Mine rescued me about 15 years ago when I was caught up in a full-fledged “mental blank spot.” For a Sunday brunch at my parents’ house, someone in my family had placed a glass of white wine at my  table setting. It was chilled and beaded with condensation – and I had 12 years’ sobriety. I thought, “WHY can’t I have this? WHAT’s the reason? Oh yeah, ‘cause I’m [mocking voice] in AA and I’ll turn into a guzzling maniac! That’s ridiculous. I can do what I WANT!”

Here came a different voice, not quite from me. It asked, “How about if you wait five minutes and see if this is still true?”
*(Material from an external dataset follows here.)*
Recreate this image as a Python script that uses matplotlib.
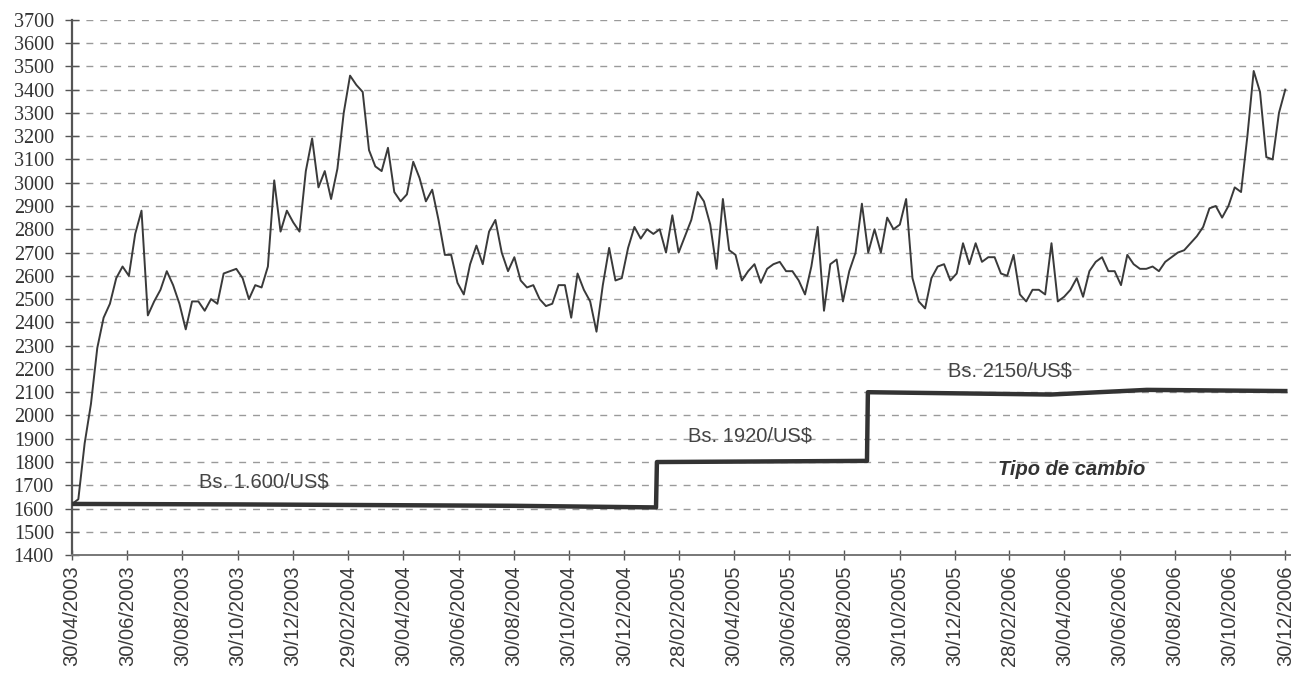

That’s all. It seemed humble and simple, not commanding or forbidding. I answered as if accepting a dare: “No problem! I can wait five minutes.”

In less than 30 seconds, the full force of my love for sobriety flooded over me. Never, never would I throw away my beautiful life for a stupid fucking glass of fermented grape juice! Aloud I asked someone to take it away, and in my heart I said, “Oh my god…. thank you!”

That’s grace. And grace alone is more powerful than addiction.